Mary mengatakan, ”Bila saya merasa kecil hati, saya berpaling kepada Yehuwa dalam doa. Saya tahu bahwa tak seorang pun dapat banyak menolong saya selain Dia. Saya belajar bahwa jika kita bersandar pada Yehuwa, Ia membantu kita. Saya selalu mengingat kata-kata Raja Daud ini, yang terdapat di Mazmur 37:25, ’Dahulu aku muda, sekarang telah menjadi tua, tetapi tidak pernah kulihat orang benar ditinggalkan, atau anak cucunya meminta-minta roti.’
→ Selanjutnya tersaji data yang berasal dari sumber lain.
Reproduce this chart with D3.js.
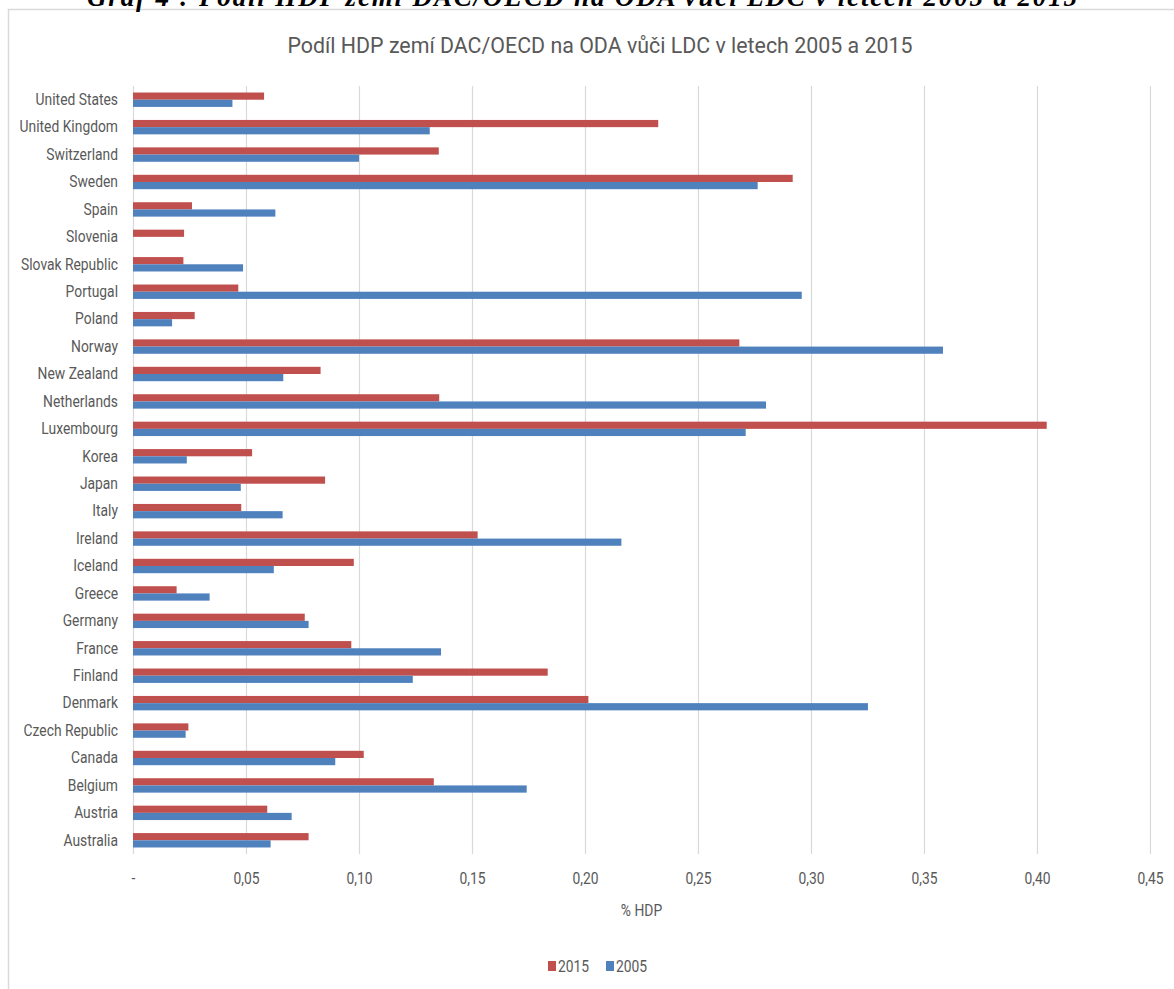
<!DOCTYPE html>
<html>
<head>
<meta charset="utf-8">
<script src="https://cdn.jsdelivr.net/npm/d3@7"></script>
<style>
  body { margin: 0; background: #fff; }
  svg text { font-family: Roboto, "Open Sans", sans-serif; fill: #595959; }
</style>
</head>
<body>
<svg id="chart" width="1174" height="989"></svg>
<script>
// countries as listed bottom -> top in the chart
var countries = ['Australia', 'Austria', 'Belgium', 'Canada', 'Czech Republic', 'Denmark', 'Finland',
    'France', 'Germany', 'Greece', 'Iceland', 'Ireland', 'Italy', 'Japan', 'Korea', 'Luxembourg',
    'Netherlands', 'New Zealand', 'Norway', 'Poland', 'Portugal', 'Slovak Republic', 'Slovenia',
    'Spain', 'Sweden', 'Switzerland', 'United Kingdom', 'United States'];

var values2015 = [0.0777, 0.0594, 0.1331, 0.1021, 0.0245, 0.2015, 0.1835,
    0.0966, 0.0760, 0.0193, 0.0977, 0.1525, 0.0479, 0.0850, 0.0527, 0.4043,
    0.1355, 0.0830, 0.2683, 0.0273, 0.0466, 0.0223, 0.0226,
    0.0261, 0.2919, 0.1353, 0.2324, 0.0580];

var values2005 = [0.0609, 0.0702, 0.1742, 0.0895, 0.0233, 0.3252, 0.1238,
    0.1363, 0.0777, 0.0339, 0.0623, 0.2161, 0.0662, 0.0477, 0.0238, 0.2711,
    0.2801, 0.0665, 0.3584, 0.0173, 0.2959, 0.0487, 0,
    0.0630, 0.2764, 0.1000, 0.1313, 0.0440];

var seriesNames = ['2015', '2005'];
var seriesColors = { '2015': '#c0504d', '2005': '#4f81bd' };
var xTicks = [0, 0.05, 0.10, 0.15, 0.20, 0.25, 0.30, 0.35, 0.40, 0.45];

// the original font is a narrow one (Calibri), so squeeze text horizontally around its anchor
var SQUEEZE = 0.84;
function squeeze(sel, sx) {
    sel.each(function() {
        var t = d3.select(this);
        var px = +t.attr('x') || 0, py = +t.attr('y') || 0;
        t.attr('transform', 'translate(' + px + ',' + py + ') scale(' + sx + ',1) translate(' + (-px) + ',' + (-py) + ')');
    });
}

var svg = d3.select('#chart');

var margin = { top: 86, right: 24, bottom: 135, left: 133 },
    width = +svg.attr('width') - margin.left - margin.right,
    height = +svg.attr('height') - margin.top - margin.bottom;

// outer chart frame (cut off on the right and bottom)
svg.append('rect')
    .attr('x', 8.5).attr('y', 9.5)
    .attr('width', 1200).attr('height', 1100)
    .attr('fill', '#fff')
    .attr('stroke', '#d9d9d9')
    .attr('stroke-width', 1.5);

// caption of the document above the frame, mostly cut off by the page edge
svg.append('text')
    .attr('x', 582).attr('y', 6)
    .attr('text-anchor', 'middle')
    .attr('textLength', 990)
    .style('font-family', '"Liberation Serif", "DejaVu Serif", serif')
    .style('font-weight', 'bold')
    .style('font-style', 'italic')
    .style('font-size', '27px')
    .style('fill', '#000')
    .text('Graf 4 : Podíl HDP zemí DAC/OECD na ODA vůči LDC v letech 2005 a 2015');

svg.append('text')
    .attr('x', 600).attr('y', 53)
    .attr('text-anchor', 'middle')
    .style('font-size', '23px')
    .text('Podíl HDP zemí DAC/OECD na ODA vůči LDC v letech 2005 a 2015')
    .call(squeeze, 0.93);

var g = svg.append('g').attr('transform', 'translate(' + margin.left + ',' + margin.top + ')');

var x = d3.scaleLinear()
    .domain([0, 0.45])
    .range([0, 1017]);

var y = d3.scaleBand()
    .domain(countries.slice().reverse())
    .range([0, height])
    .paddingInner(0.475)
    .paddingOuter(0.2375);

var ySub = d3.scaleBand()
    .domain(seriesNames)
    .range([0, y.bandwidth()]);

// vertical gridlines + tick labels
var xAxis = g.append('g')
    .attr('transform', 'translate(0,' + height + ')')
    .call(d3.axisBottom(x)
        .tickValues(xTicks)
        .tickSize(-height)
        .tickPadding(18)
        .tickFormat(function(d) { return d === 0 ? '-' : d3.format('.2f')(d).replace('.', ','); }));
xAxis.select('.domain').remove();
xAxis.selectAll('line').attr('stroke', '#d9d9d9').attr('stroke-width', 1.2);
xAxis.selectAll('text')
    .style('font-size', '16.5px')
    .attr('fill', '#595959')
    .call(squeeze, SQUEEZE);

var yAxis = g.append('g')
    .call(d3.axisLeft(y).tickSize(0).tickPadding(15));
yAxis.select('.domain').remove();
yAxis.selectAll('text')
    .style('font-size', '16.5px')
    .attr('fill', '#595959')
    .call(squeeze, SQUEEZE);

var rows = countries.map(function(c, i) {
    return { country: c, '2015': values2015[i], '2005': values2005[i] };
});

var groups = g.selectAll('.row')
    .data(rows)
    .enter().append('g')
    .attr('class', 'row')
    .attr('transform', function(d) { return 'translate(0,' + y(d.country) + ')'; });

groups.selectAll('rect')
    .data(function(d) {
        return seriesNames.map(function(s) { return { series: s, value: d[s] }; });
    })
    .enter().append('rect')
    .attr('x', x(0))
    .attr('y', function(d) { return ySub(d.series); })
    .attr('width', function(d) { return x(d.value) - x(0); })
    .attr('height', ySub.bandwidth())
    .attr('fill', function(d) { return seriesColors[d.series]; });

// axis title
svg.append('text')
    .attr('x', margin.left + x(0.225)).attr('y', 916)
    .attr('text-anchor', 'middle')
    .style('font-size', '16.5px')
    .text('% HDP')
    .call(squeeze, SQUEEZE);

// legend
var legend = svg.append('g').attr('transform', 'translate(548,961)');
var legendX = [0, 58];
seriesNames.forEach(function(s, i) {
    legend.append('rect')
        .attr('x', legendX[i]).attr('y', 0)
        .attr('width', 8).attr('height', 10)
        .attr('fill', seriesColors[s]);
    legend.append('text')
        .attr('x', legendX[i] + 10).attr('y', 11)
        .style('font-size', '16.5px')
        .text(s)
        .call(squeeze, SQUEEZE);
});
</script>
</body>
</html>
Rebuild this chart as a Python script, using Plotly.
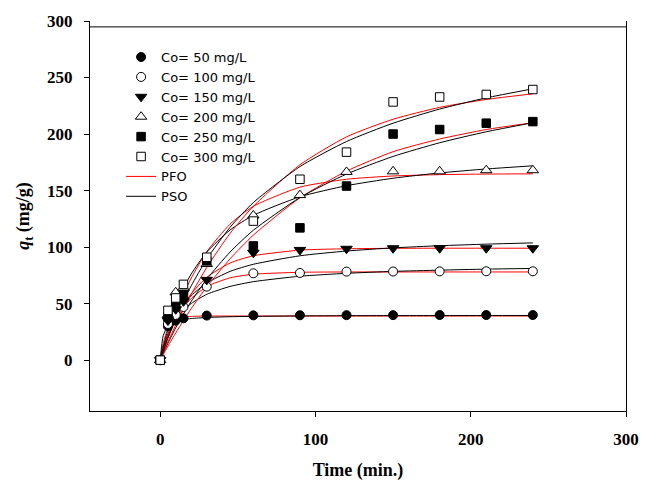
import plotly.graph_objects as go

# ---- measured data ----
time_min = [0, 5, 10, 15, 30, 60, 90, 120, 150, 180, 210, 240]
q_50 = [0, 30, 35, 37, 39.4, 39.6, 39.7, 39.8, 39.8, 39.9, 39.9, 39.9]
q_100 = [0, 32, 40, 47, 65, 76.8, 77.1, 78.3, 78.4, 78.5, 78.6, 78.6]
q_150 = [0, 35, 45, 52, 71, 95, 97.5, 98.5, 99, 99, 99, 99]
q_200 = [0, 40, 60, 64, 85, 128, 146, 166.5, 167, 167, 168, 168]
q_250 = [0, 38, 48, 58, 87.8, 101, 117, 154, 200, 204, 209.6, 211]
q_300 = [0, 44, 55, 67, 91, 123, 160, 184, 228.4, 232.8, 235, 239.4]

series_names = ["Co= 50 mg/L", "Co= 100 mg/L", "Co= 150 mg/L",
                "Co= 200 mg/L", "Co= 250 mg/L", "Co= 300 mg/L"]

# ---- fitted curves, values ----
t_fit = [0, 2, 5, 10, 15, 20, 30, 45, 60, 90, 120, 150, 180, 210, 240]
pfo_50 = [0, 15.3, 27.8, 35.8, 38.1, 38.7, 39.0, 39.0, 39.0, 39.0, 39.0, 39.0, 39.0, 39.0, 39.0]
pso_50 = [0, 21.9, 30.0, 34.2, 35.9, 36.8, 37.7, 38.4, 38.7, 39.1, 39.3, 39.4, 39.4, 39.5, 39.5]
pfo_100 = [0, 8.8, 20.2, 35.2, 46.6, 54.5, 65.1, 72.8, 76.0, 77.7, 78.0, 78.0, 78.0, 78.0, 78.0]
pso_100 = [0, 10.5, 22.3, 35.3, 44.0, 50.1, 58.2, 65.2, 69.4, 74.2, 76.8, 78.5, 79.6, 80.5, 81.1]
pfo_150 = [0, 8.5, 19.9, 35.9, 48.6, 58.7, 73.3, 85.9, 92.3, 97.3, 98.5, 98.9, 99.0, 99.0, 99.0]
pso_150 = [0, 10.5, 23.1, 38.3, 49.1, 57.1, 68.2, 78.5, 84.8, 92.3, 96.5, 99.3, 101.2, 102.6, 103.7]
pfo_200 = [0, 9.3, 22.2, 41.5, 58.3, 72.6, 95.9, 120.3, 136.1, 153.0, 160.0, 162.9, 164.1, 164.6, 164.8]
pso_200 = [0, 11.8, 27.0, 47.5, 63.5, 76.3, 95.6, 115.1, 128.1, 144.5, 154.3, 160.9, 165.6, 169.1, 171.9]
pfo_250 = [0, 5.0, 12.4, 24.0, 35.0, 45.6, 64.8, 89.6, 110.6, 143.6, 167.2, 184.4, 195.6, 204.0, 210.0]
pso_250 = [0, 6.2, 15.0, 28.6, 40.9, 52.0, 71.6, 95.6, 114.9, 143.8, 164.6, 180.2, 192.3, 202.0, 210.0]
pfo_300 = [0, 6.6, 16.2, 31.1, 45.0, 58.3, 82.0, 112.1, 136.1, 172.8, 197.5, 213.1, 223.6, 230.6, 235.6]
pso_300 = [0, 8.1, 19.5, 36.7, 52.1, 65.8, 89.4, 117.5, 139.4, 171.2, 193.4, 209.6, 222.1, 232.0, 240.0]

x_ticks = [0, 100, 200, 300]
y_ticks = [0, 50, 100, 150, 200, 250, 300]
x_range = [-45.2, 300]
y_range = [-45, 300]
frame_top = 294.8  # top frame line sits slightly below the 300 tick

data_series = [q_50, q_100, q_150, q_200, q_250, q_300]
symbols = ["circle", "circle", "triangle-down", "triangle-up", "square", "square"]
fills = ["black", "white", "black", "white", "black", "white"]
sizes = [9, 9, 10, 10, 8.5, 8.5]
pfo_curves = [pfo_50, pfo_100, pfo_150, pfo_200, pfo_250, pfo_300]
pso_curves = [pso_50, pso_100, pso_150, pso_200, pso_250, pso_300]

fig = go.Figure()

for i, (pfo, pso) in enumerate(zip(pfo_curves, pso_curves)):
    fig.add_trace(go.Scatter(
        x=t_fit, y=pfo, mode="lines", line=dict(color="rgb(255,0,0)", width=1, shape="spline", smoothing=0.6),
        name="PFO", showlegend=(i == 0), legendrank=1007, hoverinfo="skip"))
    fig.add_trace(go.Scatter(
        x=t_fit, y=pso, mode="lines", line=dict(color="black", width=1, shape="spline", smoothing=0.6),
        name="PSO", showlegend=(i == 0), legendrank=1008, hoverinfo="skip"))

for i, (name, ys) in enumerate(zip(series_names, data_series)):
    fig.add_trace(go.Scatter(
        x=time_min, y=ys, mode="markers", name=name, legendrank=1000 + i,
        marker=dict(symbol=symbols[i], size=sizes[i], color=fills[i],
                    line=dict(color="black", width=1))))

tick_font = dict(family="Liberation Serif", size=17, color="black", weight="bold")
title_font = dict(family="Liberation Serif", size=18, color="black", weight="bold")

fig.add_shape(type="line", xref="paper", yref="y", x0=0, x1=1, y0=frame_top, y1=frame_top,
              line=dict(color="black", width=1), layer="above")

fig.update_layout(
    width=651, height=488,
    margin=dict(l=90, r=14, t=16, b=75),
    paper_bgcolor="white", plot_bgcolor="white",
    showlegend=True,
    legend=dict(x=0.058, y=0.946, xanchor="left", yanchor="top",
                bgcolor="rgba(0,0,0,0)", borderwidth=0,
                font=dict(family="DejaVu Sans", size=13, color="black"),
                itemwidth=30, traceorder="normal"),
    xaxis=dict(range=x_range, tickvals=x_ticks, ticks="outside", ticklen=5,
               tickwidth=1, tickcolor="black", showgrid=False, zeroline=False,
               showline=True, linecolor="black", linewidth=1, mirror=False,
               tickfont=tick_font, ticklabelstandoff=8,
               title=dict(text="Time (min.)", font=title_font, standoff=14)),
    yaxis=dict(range=y_range, tickvals=y_ticks, ticks="outside", ticklen=5,
               tickwidth=1, tickcolor="black", showgrid=False, zeroline=False,
               showline=True, linecolor="black", linewidth=1, mirror=True,
               tickfont=tick_font, ticklabelstandoff=8,
               title=dict(text="<i>q</i><sub>t</sub> (mg/g)", font=title_font, standoff=12)),
)

fig.write_html("out.html")
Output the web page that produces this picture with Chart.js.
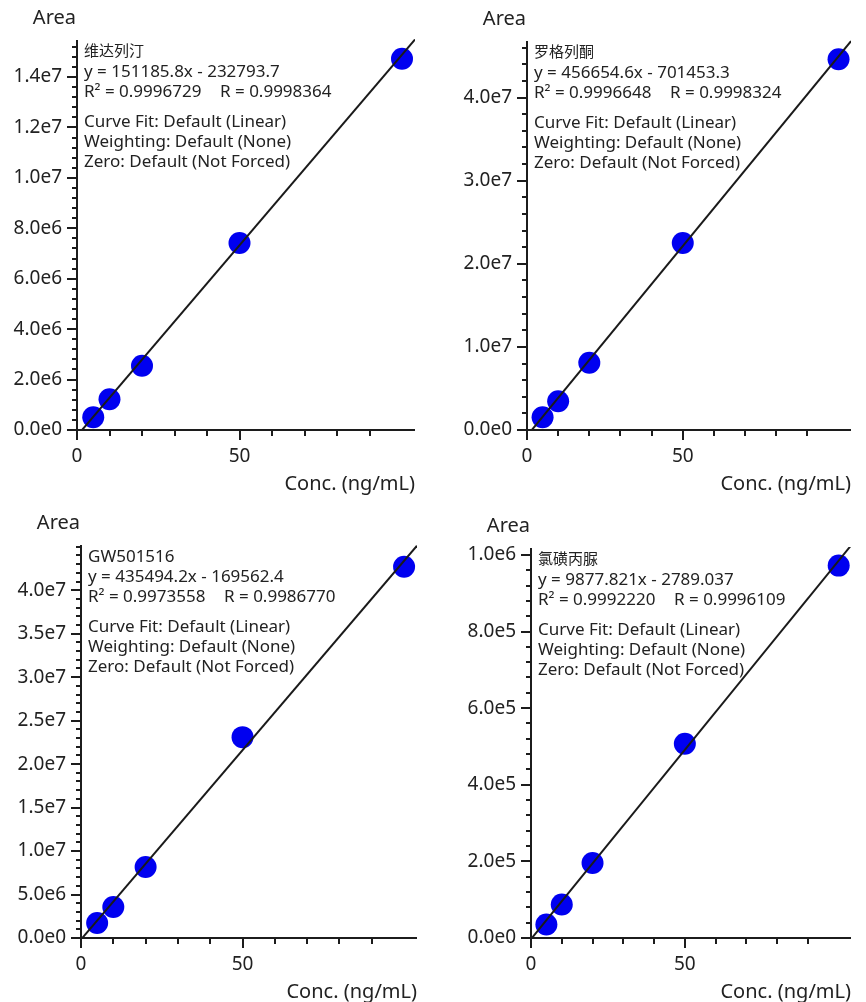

”Saya juga mendapatkan anjuran dari pengalaman saudara-saudari yang lebih tua secara rohani yang diceritakan dalam Menara Pengawal. Allah Yehuwa membantu mereka, jadi saya tahu bahwa Ia akan terus membantu saya juga. Ia memberkati pekerjaan saya yang sederhana yaitu berjualan fufu [makanan dari singkong], dan saya berupaya mencukupi kebutuhan sehari-hari saya. Kadang-kadang sewaktu saya tidak punya uang sama sekali dan tak tahu harus berbuat apa, Yehuwa mengirimkan seseorang yang memberi saya uang dan berkata, ’Zus, terimalah ini.’ Yehuwa tidak pernah mengecewakan saya.”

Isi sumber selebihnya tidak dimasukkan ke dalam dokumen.